Tale motivazione è del tutto corretta avendo questa Corte già chiarito che il principio secondo il quale, qualora il convenuto chiami in causa un terzo indicandolo come unico responsabile nei confronti dell’attore, la domanda proposta da quest’ultimo si estende automaticamente al terzo, non è applicabile nel caso della chiamata in garanzia, attesa l’autonomia sostanziale del rapporto confluito nel processo per effetto di detta chiamata e pertanto, l’attore rimasto soccombente in primo grado, che non abbia proposto domanda nei confronti del chiamato, non può formularla ex novo in appello.

(Cass. 6026/01).

Alla luce di questa giurisprudenza destituita di fondamento è pertanto la censura del ricorrente secondo cui la domanda nei confronti della F.lli Costanzo si sarebbe automaticamente estesa nei confronti della Ras. Ass.ni per avere questa dichiarato nel costituirsi in primo grado la propria disponibilità a risarcire parte del danno. E’ di tutta evidenza che tale disponibilità non poteva che manifestarsi nei confronti della garantita soc F.lli Costanzo e non già dell’attore che nessuna domanda aveva proposto nei suoi confronti.

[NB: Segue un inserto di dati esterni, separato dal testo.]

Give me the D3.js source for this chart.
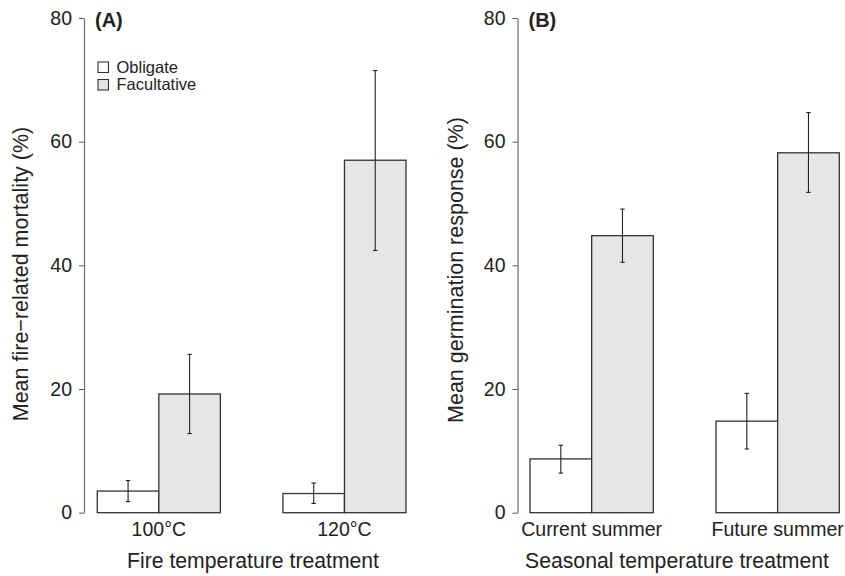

Il settimo motivo è inammissibile.

Con tale motivo il ricorrente si duole del mancato riconoscimento dei danni derivati dalla effettuazione del lavori e, in particolare, dallo scoppio di mine. La Corte d’appello ha osservato che nessuna prova era stata fornita di detto danno nè del nesso di causalità con l’effettuazione dei lavori e che non poteva considerarsi prova l’offerta di L. 1.860.00 effettuata dalla Ras ass.ni..

Trattasi di una valutazione in fatto sulla base delle emergenze probatorie del giudizio che il ricorrente contrasta proponendo in realtà a sua volta una diversa interpretazione delle emergenze probatorie stesse, in tal modo investendo il merito della controversia, onde la censura non è suscettibile di valutazione in questa sede di legittimità.

Quanto poi all’offerta da parte della RAS ass.ni, è evidente che la stessa, essendo proposta nei confronti dell’assicurata Costanzo Costruzioni, e non nei confronti del ricorrente, non poteva avere alcun valore confessorio, ma restava limitata nell’ambito dei rapporti tra assicurazione ed assicurato.

In conclusione dunque, meritano accoglimento, il secondo motivo per quanto di ragione ed il quinto, vanno rigettati tutti gli altri, la sentenza va pertanto cassata in ragione delle censure accolte con rinvio anche per le spese alla Corte d’appello di Catania in diversa composizione.

PQM

Accoglie il secondo motivo nei termini di cui in motivazione nonchè il quinto, rigetta gli altri; cassa la sentenza impugnata in relazione alle censure accolte e rinvia anche per le spese alla Corte d’appello di Catania in diversa composizione.

Così deciso in Roma, il 2 febbraio 2010.